Attending the disgraced philosophy professor Peter Ludlow’s dismissal hearing was like watching someone being burned at the stake in slow motion, except this execution was catered — the university provided lavish spreads of food and snacks, and the atmosphere was surprisingly cordial. The five Northwestern faculty members empaneled to hear the case were striving to make clear that they were neutral and not prejudging anything, which meant pleasant chitchat at breaks or in the ladies’ room, mostly about the food. We were, after all, in the Midwest. Even the university lawyers were pleasant. The whole thing dragged on for over a month, which meant a lot of chitchat and a lot of calories. I was tense, and overate.

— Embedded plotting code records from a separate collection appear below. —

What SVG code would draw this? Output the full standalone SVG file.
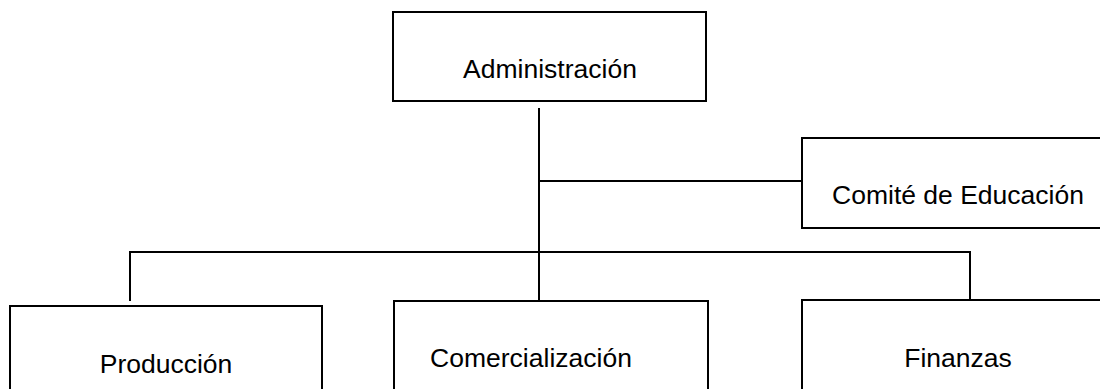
<svg xmlns="http://www.w3.org/2000/svg" width="1100" height="389" viewBox="0 0 1100 389">
<style>
.box{fill:#fff;stroke:#000;stroke-width:2}
.lbl{font-family:"Liberation Sans",Arial,sans-serif;font-size:26.5px;fill:#000;text-anchor:middle}
.conn line{stroke:#000;stroke-width:2}
</style>
<rect width="1100" height="389" fill="#fff"/>
<g id="connectors" class="conn">
<line x1="539" y1="108" x2="539" y2="300"/>
<line x1="539" y1="181" x2="802" y2="181"/>
<line x1="129" y1="252" x2="971" y2="252"/>
<line x1="130" y1="252" x2="130" y2="301"/>
<line x1="970" y1="252" x2="970" y2="300"/>
</g>
<g id="administracion">
<rect class="box" x="393" y="12" width="313" height="89"/>
<text class="lbl" x="550" y="78">Administración</text>
</g>
<g id="comite">
<rect class="box" x="802" y="138" width="320" height="90"/>
<text class="lbl" x="958" y="204">Comité de Educación</text>
</g>
<g id="produccion">
<rect class="box" x="10" y="306" width="312" height="120"/>
<text class="lbl" x="166" y="373">Producción</text>
</g>
<g id="comercializacion">
<rect class="box" x="394" y="301" width="314" height="120"/>
<text class="lbl" x="531" y="367">Comercialización</text>
</g>
<g id="finanzas">
<rect class="box" x="802" y="300" width="320" height="120"/>
<text class="lbl" x="958" y="367">Finanzas</text>
</g>
</svg>
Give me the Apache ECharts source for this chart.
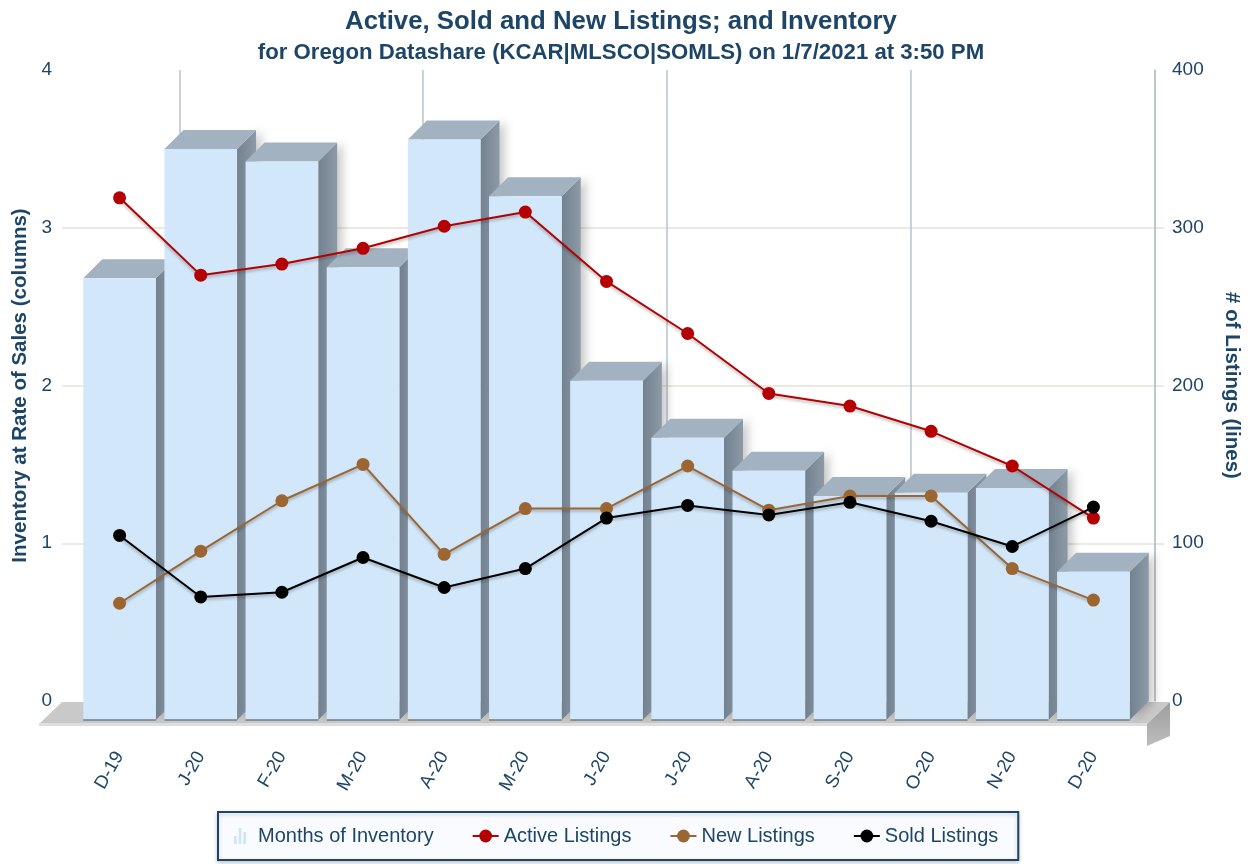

Torch the miscreant, resanctify the community. It was the campus equivalent of a purification ritual, and purifying communities is no small-scale operation these days: In addition to the five-person faculty panel, there were three outside lawyers, at least two in-house lawyers, another lawyer hired by the university to advise the faculty panel, a rotating cast of staff and administrators, and a court reporter taking everything down on a little machine. Ludlow had his lawyer (and on one occasion, two). And there was me.
One of Ludlow’s lawyers had contacted me a few weeks earlier to ask if I’d be willing to act as Ludlow’s “faculty support person” at the hearing. I was surprised by the request: Ludlow and I didn’t know each other, but he was such a pariah on campus I suspect there was no one else to tap. And even though we hadn’t met, our situations were already somewhat intertwined.
Let me explain. After I wrote an essay for The Chronicle Review in February 2015 that briefly mentioned Ludlow’s sexual-misconduct case, students marched to the president’s office with a petition against me; a short time later, two grad students filed Title IX complaints, charging that I’d created a hostile environment on campus, among other allegations. I’d argued that the new codes banning professor-student dating infantilized students — this wasn’t feminism, it was paternalism, I said — and vastly increased the power of administrators over our lives. As if seeking to prove my point, here were students demanding that campus administrators protect them from someone’s ideas.